En un sistema democrático, la política es una actividad que tiene dos tiempos complementarios pero absolutamente diferentes: uno es el tiempo electoral y el otro es el tiempo de gobernar.
El primero es el tiempo de ganar votos y de obtener el financiamiento para la campaña electoral. Este es el tiempo de las indefiniciones, porque, generalmente, se requiere de un discurso lo más amplio y ambiguo posible, para conseguir el apoyo de hombres y mujeres, de empresarios y de obreros y de habitantes del campo y de la ciudad.
El segundo es el tiempo de gobernar y de tomar decisiones.
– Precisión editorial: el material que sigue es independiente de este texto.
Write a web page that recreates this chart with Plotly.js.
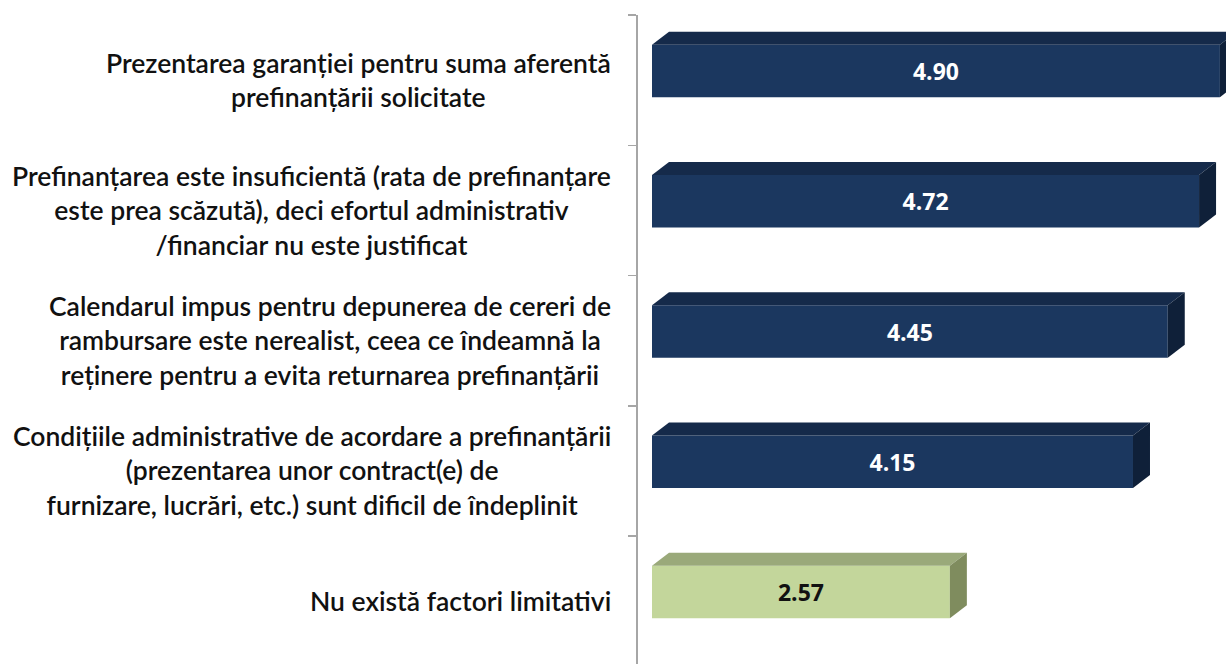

Es el tiempo de las definiciones, es el tiempo de acciones concretas y consecuentemente, suele ser el tiempo de las desilusiones, al ver que muchas expectativas electorales no son atendidas.
Para ambos tiempos, el político tiene como herramienta de trabajo la palabra. Solamente utilizando adecuadamente esta herramienta, por medio del discurso y de la conversación, puede conseguir el voto de los electores y el apoyo político y ciudadano para llevar adelante su programa de gobierno. Inicialmente la palabra fue vista como un instrumento para describir lo que uno percibía del mundo exterior o lo que uno pensaba o sentía en su mundo interior. Pero esa visión limitaba al lenguaje a un rol pasivo, simplemente describiendo la realidad.
En los últimos veinte años, gracias a diferentes estudios, se ha llegado a la conclusión de que el lenguaje puede tener un rol activo, sirviendo no solo para describir sino también para crear una nueva realidad.
Cuando una persona dice “te amo” o “te odio” no solamente está describiendo un sentimiento interior, sino que a partir de ahí está construyendo una nueva realidad y un nuevo tipo de relación con el otro.
En su libro La Ontología del Lenguaje el pensador chileno Rafael Echeverría decía que la calidad de las relaciones dentro de una familia, de una empresa y de una nación, depende de la calidad de sus conversaciones. De qué se habla, cómo se habla y en qué tono se habla, determinan que una relación sea cooperativa o sea confrontativa. Por todo esto, si queremos vivir en una sociedad armónica, próspera y democrática, el conocimiento de estos conceptos en el ejercicio de la política, es de fundamental importancia.
En sus más de doscientos años de vida independiente, salvando honrosas excepciones, el Paraguay ha carecido de líderes políticos que con su palabra hayan estimulado la cooperación sobre la confrontación, hayan enfatizado los temas que unen en lugar de los temas que dividen, y hayan mostrado un futuro promisor antes que un pasado lleno de rencor.
Lamentablemente, eso que nos ha ocurrido a lo largo del pasado, nos está ocurriendo nuevamente en el presente. Basta con escuchar los discursos cada vez más violentos y descalificatorios que se pronuncian en las internas del hegemónico Partido Colorado, donde en lugar de escuchar propuestas, solamente escuchamos acusaciones y descalificaciones al adversario.
Este “tiempo electoral” ha contaminado totalmente al “tiempo de gobernar”, con la bajada al fango de la lucha interna por parte del mismo presidente de la República, con la avalancha de proyectos de leyes que sus opositores promulgan en el Senado y con un Poder Judicial empantanado en medio de juicios políticos a varios de sus miembros.
Como dije en artículos anteriores, estamos ante un empate trágico, donde nadie gana y el país pierde, pero lo peor de todo es que las palabras que están usando en la disputa electoral, están haciendo realidad un país cada vez más pobre y conflictivo.
Lo más triste es que este enfrentamiento ocurre cuando parecía que estaban dadas todas las condiciones para un verdadero despegue económico, que nos hubiera permitido tener un futuro mejor en democracia.
Tal vez estemos aún a tiempo, si la clase política cambia el tono y la calidad de sus discursos y de sus conversaciones.